Several travel and tourism associations are celebrating the passage of the $1.7 trillion omnibus spending bill, which includes provisions that will help protect and strengthen the multibillion-dollar US tourism industry.
Lauded for staving off a government shutdown, shoring up retirement accounts for millions of Americans, and sending aid to the ongoing Russia-Ukraine conflict, the spending bill also included benefits for US travel via the Visit America Act/Omnibus Travel and Tourism Act (H.R. 6965/S. 3375), which establishes the first-ever assistant secretary of travel and tourism within the US Department of Commerce. That leadership has long been the goal of both the American Society of Travel Advisors (ASTA) and the US Travel Association (USTA) through their consistent lobbying on the Hill.
“This is a tremendous win for travelers, the travel industry, and America’s economy,” says USTA President & CEO Geoff Freeman. “The idea to create a presidentially appointed, US Senate-confirmed position to lead federal travel policy has been around for decades. Thanks to a bipartisan and bicameral group of congressional leaders, the United States will now join all G20 countries with a senior federal official focused on travel.”
He added: “The Assistant Secretary will play an important role as we partner with government to lower visitor visa wait times, modernize security screening, and leverage new technologies to make travel more seamless and secure.”
“During the COVID-19 pandemic, travel advisors had a front-row seat to the scattered nature of federal oversight of the travel industry. Contending with numerous federal agencies and ever-changing, and sometimes conflicting, rules regarding travel while struggling to keep their businesses alive put unnecessary and avoidable hardships on travel advisors. Creating a high-level leadership position within the federal government focused on travel industry concerns, as this legislation does, would protect the industry from unnecessary setbacks due to conflicting and confusing policy decisions in the future,” says ASTA Executive Vice President Eben Peck.
The passage of the bill realizes the longtime goal of the association, as it was a major focus of its Legislative Day this past summer.
“In June, more than 225 travel advisors and suppliers representing ASTA took to the halls of Congress to advocate on behalf of this legislation and share their personal stories of how government restrictions affected their businesses throughout the pandemic.

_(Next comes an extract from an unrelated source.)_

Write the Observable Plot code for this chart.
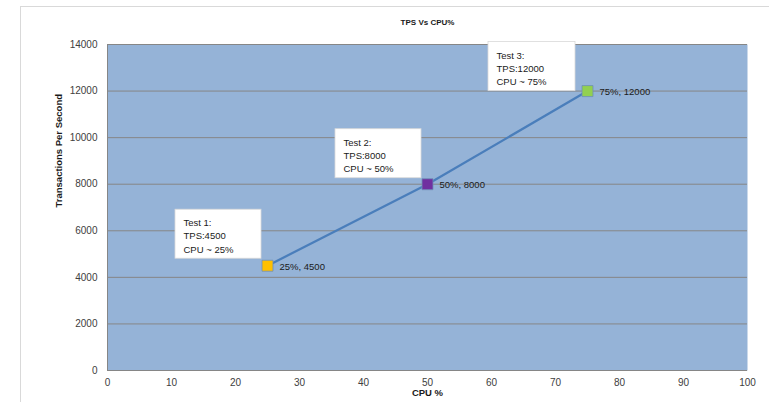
<!DOCTYPE html>
<html><head><meta charset="utf-8">
<script src="https://cdn.jsdelivr.net/npm/d3@7"></script>
<script src="https://cdn.jsdelivr.net/npm/@observablehq/plot@0.6"></script>
<style>
html,body{margin:0;padding:0;background:#fff;}
#wrap{position:relative;width:769px;height:402px;overflow:hidden;}
#border{position:absolute;left:20px;top:6px;width:760px;height:410px;border-left:1px solid #D9D9D9;border-top:1px solid #D9D9D9;}
#chart{position:absolute;left:0;top:0;}
</style></head><body>
<div id="wrap"><div id="border"></div><div id="chart"></div></div>
<script>
const chartTitle = "TPS Vs CPU%";
const xTitle = "CPU %";
const yTitle = "Transactions Per Second";
const cpu = [25, 50, 75];
const tps = [4500, 8000, 12000];
const testNames = ["Test 1:", "Test 2:", "Test 3:"];
const markerColors = ["#FFC000", "#7030A0", "#92D050"];
const xTicks = [0, 10, 20, 30, 40, 50, 60, 70, 80, 90, 100];
const yTicks = [0, 2000, 4000, 6000, 8000, 10000, 12000, 14000];

// callout box placement in pixels relative to each point (style only)
const boxLayout = [
  {left: -92, right: -6, top: -56, bottom: -7},
  {left: -92, right: -6, top: -55, bottom: -6},
  {left: -99, right: -12, top: -49, bottom: 0}
];

const points = cpu.map((c, i) => ({
  cpu: c, tps: tps[i], color: markerColors[i],
  callout: `${testNames[i]}\nTPS:${tps[i]}\nCPU ~ ${c}%`,
  label: `${c}%, ${tps[i]}`
}));

const calloutMarks = points.flatMap((p, i) => {
  const L = boxLayout[i];
  return [
    Plot.rect([p], {x1: "cpu", x2: "cpu", y1: "tps", y2: "tps",
      insetLeft: L.left, insetRight: -L.right, insetTop: L.top, insetBottom: -L.bottom,
      fill: "white", stroke: "#D9D9D9", strokeWidth: 0.8}),
    Plot.text([p], {x: "cpu", y: "tps", text: "callout",
      dx: L.left + 8, dy: L.top + 7, textAnchor: "start", lineAnchor: "top",
      lineHeight: 1.4, fontSize: 9.5, fill: "#1a1a1a"})
  ];
});

const chart = Plot.plot({
  width: 769, height: 402,
  marginLeft: 107, marginRight: 22, marginTop: 44, marginBottom: 32,
  style: {fontFamily: "'Liberation Sans', Arial, sans-serif", background: "transparent"},
  x: {domain: [0, 100], label: null},
  y: {domain: [0, 14000], label: null},
  color: {type: "identity"},
  marks: [
    Plot.frame({fill: "#95B3D7", stroke: null}),
    Plot.gridY(yTicks, {stroke: "#868686", strokeOpacity: 1, strokeWidth: 1}),
    Plot.ruleX([0], {stroke: "#868686", strokeWidth: 1}),
    Plot.axisX(xTicks, {tickSize: 0, tickPadding: 8, fontSize: 10, fill: "#404040", label: null, tickFormat: d => String(d)}),
    Plot.axisY(yTicks, {tickSize: 0, tickPadding: 10, fontSize: 10, fill: "#404040", label: null, tickFormat: d => String(d)}),
    Plot.line(points, {x: "cpu", y: "tps", stroke: "#4A7EBB", strokeWidth: 2.25}),
    ...calloutMarks,
    Plot.dot(points, {x: "cpu", y: "tps", symbol: "square", r: 6.2, fill: "color", stroke: "#6F8FB8", strokeWidth: 0.8}),
    Plot.text(points, {x: "cpu", y: "tps", text: "label", dx: 12, dy: 1, textAnchor: "start", fontSize: 9.5, fill: "#1a1a1a"}),
    Plot.text([chartTitle], {text: d => d, frameAnchor: "top", dy: -25, fontSize: 8, fontWeight: "bold", fill: "#1a1a1a"}),
    Plot.text([xTitle], {text: d => d, frameAnchor: "bottom", dy: 25, fontSize: 9.5, fontWeight: "bold", fill: "#1a1a1a"}),
    Plot.text([yTitle], {text: d => d, frameAnchor: "left", dx: -49, rotate: -90, fontSize: 9.5, fontWeight: "bold", fill: "#1a1a1a"})
  ]
});
document.getElementById("chart").appendChild(chart);
</script>
</body></html>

Their hard work paid off, as the legislation tripled its cosponsors in the week following ASTA’s Legislative Day. Since that time, ASTA and its members have continued to push for inclusion in any year-end legislative vehicle,” says Peck.

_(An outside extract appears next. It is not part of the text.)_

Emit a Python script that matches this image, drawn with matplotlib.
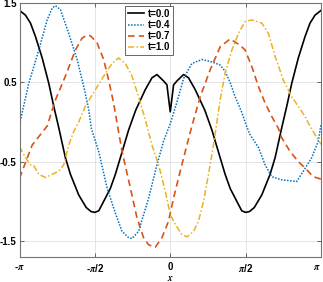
import numpy as np
import matplotlib
matplotlib.use("Agg")
import matplotlib.pyplot as plt

PI = np.pi

# values
x_t00 = [-PI, -3.017, -2.913, -2.809, -2.669, -2.532, -2.428, -2.324, -2.185, -2.08,
         -1.908, -1.75, -1.65, -1.571, -1.49, -1.421, -1.25, -1.144, -1.04, -0.868, -0.72, -0.52,
         -0.38, -0.277, -0.14, -0.069, -0.035, 0.0, 0.035, 0.069, 0.14, 0.277,
         0.38, 0.52, 0.72, 0.868, 1.04, 1.144, 1.25, 1.421, 1.49, 1.571, 1.65, 1.75,
         1.908, 2.08, 2.185, 2.324, 2.428, 2.532, 2.669, 2.809, 2.913, 3.017, PI]
y_t00 = [1.41, 1.35, 1.25, 1.08, 0.81, 0.49, 0.2, -0.07, -0.45, -0.66,
         -0.92, -1.08, -1.13, -1.14, -1.12, -1.04, -0.84, -0.66, -0.45, -0.1, 0.15, 0.41,
         0.56, 0.6, 0.52, 0.47, 0.3, 0.13, 0.3, 0.47, 0.52, 0.6,
         0.56, 0.41, 0.15, -0.1, -0.45, -0.66, -0.84, -1.04, -1.12, -1.14, -1.13, -1.08,
         -0.92, -0.66, -0.45, -0.07, 0.2, 0.49, 0.81, 1.08, 1.25, 1.35, 1.41]

x_t04 = [-PI, -2.948, -2.74, -2.565, -2.461, -2.393, -2.289, -2.116, -1.941, -1.804,
         -1.7, -1.644, -1.492, -1.317, -1.144, -1.005, -0.868, -0.797, -0.66, -0.451,
         -0.277, -0.139, 0.0, 0.139, 0.277, 0.451, 0.66, 0.868, 1.04, 1.144,
         1.248, 1.352, 1.492, 1.596, 1.664, 1.837, 1.977, 2.116, 2.324, 2.636,
         2.773, 2.948, 3.085, PI]
y_t04 = [-0.03, 0.49, 0.91, 1.29, 1.44, 1.47, 1.42, 1.12, 0.79, 0.45,
         0.16, -0.08, -0.37, -0.83, -1.15, -1.38, -1.46, -1.47, -1.38, -0.96,
         -0.54, -0.24, -0.02, 0.25, 0.55, 0.74, 0.79, 0.76, 0.72, 0.64,
         0.5, 0.32, 0.12, -0.06, -0.16, -0.32, -0.54, -0.69, -0.73, -0.75,
         -0.62, -0.45, -0.24, -0.03]

x_t07 = [-PI, -2.877, -2.565, -2.393, -2.185, -1.977, -1.837, -1.733, -1.664, -1.525,
         -1.388, -1.284, -1.18, -1.109, -1.005, -0.832, -0.693, -0.556, -0.451, -0.312,
         -0.173, -0.035, 0.069, 0.208, 0.347, 0.451, 0.624, 0.832, 1.04, 1.248,
         1.456, 1.56, 1.7, 1.837, 1.977, 2.116, 2.253, 2.324, 2.497, 2.669,
         2.809, 2.981, PI]
y_t07 = [-0.71, -0.29, -0.05, 0.28, 0.58, 0.91, 1.06, 1.1, 1.09, 1.0,
         0.79, 0.53, 0.24, -0.01, -0.37, -0.83, -1.21, -1.46, -1.55, -1.58,
         -1.46, -1.25, -0.96, -0.62, -0.29, -0.05, 0.32, 0.66, 0.95, 1.05,
         0.97, 0.91, 0.7, 0.45, 0.24, 0.07, -0.08, -0.2, -0.37, -0.5,
         -0.58, -0.69, -0.72]

x_t10 = [-PI, -3.017, -2.913, -2.844, -2.74, -2.601, -2.461, -2.324, -2.22, -2.116,
         -2.012, -1.908, -1.769, -1.56, -1.388, -1.213, -1.076, -0.936, -0.797, -0.66,
         -0.52, -0.381, -0.243, -0.104, 0.0, 0.104, 0.243, 0.347, 0.485, 0.589,
         0.693, 0.797, 0.901, 1.04, 1.144, 1.284, 1.421, 1.56, 1.7, 1.908,
         2.045, 2.185, 2.357, 2.532, 2.669, 2.809, 2.913, 3.017, PI]
y_t10 = [-0.31, -0.45, -0.54, -0.55, -0.66, -0.7, -0.66, -0.62, -0.54, -0.29,
         -0.12, 0.0, 0.2, 0.41, 0.58, 0.74, 0.81, 0.74, 0.58, 0.32,
         0.03, -0.29, -0.54, -0.87, -1.17, -1.29, -1.42, -1.45, -1.38, -1.25,
         -1.0, -0.66, -0.29, 0.28, 0.62, 0.91, 1.12, 1.27, 1.29, 1.25,
         1.12, 0.83, 0.53, 0.32, 0.2, 0.07, -0.05, -0.16, -0.28]

labels = ["t=0.0", "t=0.4", "t=0.7", "t=1.0"]
xtick_vals = [-PI, -PI / 2, 0, PI / 2, PI]
xtick_labels = [r"-$\pi$", r"-$\pi$/2", "0", r"$\pi$/2", r"$\pi$"]
ytick_vals = [-1.5, -0.5, 0.5, 1.5]


def main():
    plt.rcParams["font.family"] = ["Liberation Sans", "DejaVu Sans"]
    plt.rcParams["mathtext.fontset"] = "stix"
    plt.rcParams["font.weight"] = "bold"

    fig = plt.figure(figsize=(3.23, 2.82), dpi=100)
    ax = fig.add_axes([0.0604, 0.0897, 0.9334, 0.8986])

    ax.plot(x_t00, y_t00, color="k", lw=1.2, ls="-", label=labels[0])
    ax.plot(x_t04, y_t04, color="#0072BD", lw=1.1, ls=(0, (1, 1)), label=labels[1])
    ax.plot(x_t07, y_t07, color="#D95319", lw=1.2, ls=(0, (4, 2.5)), label=labels[2])
    ax.plot(x_t10, y_t10, color="#EDB120", lw=1.1, ls=(0, (4, 1.5, 1, 1.5)), label=labels[3])

    ax.set_xlim(-PI, PI)
    ax.set_ylim(-1.7, 1.5)
    ax.set_xticks(xtick_vals)
    ax.set_xticklabels(xtick_labels)
    ax.set_yticks(ytick_vals)
    ax.set_yticklabels(["-1.5", "-0.5", "0.5", "1.5"])
    ax.tick_params(direction="in", length=3, width=0.6, color="0.3", labelsize=7,
                   top=True, right=True, pad=2)
    ax.tick_params(axis="x", pad=4)
    # keep the last label (pi) inside the picture
    ax.get_xticklabels()[-1].set_horizontalalignment("right")
    ax.grid(True, color="0.88", lw=0.6)
    ax.set_axisbelow(True)
    for s in ax.spines.values():
        s.set_color("0.45")
        s.set_linewidth(0.8)

    ax.set_xlabel(r"$x$", fontsize=7, labelpad=-1)

    leg = ax.legend(loc="upper left", bbox_to_anchor=(0.35, 0.99), fontsize=7,
                    handlelength=1.7, handletextpad=0.35, labelspacing=0.12,
                    borderpad=0.3, borderaxespad=0, fancybox=False, framealpha=1)
    leg.get_frame().set_edgecolor("0.3")
    leg.get_frame().set_linewidth(0.6)

    fig.savefig("out.png", dpi=100)


if __name__ == "__main__": main()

According to ASTA, this successful bill is part of several legislative victories over the past year: In September, the House of Representatives passed the Visit America Act (H.R. 6965), introduced by Rep. Dina Titus (D-NV), to safeguard the travel industry in the event of another global pandemic. The Senate version, S. 1947, was incorporated into the Omnibus Travel and Tourism Act (S. 3375), which advanced out of the Senate Commerce, Science, and Transportation Committee in December 2021.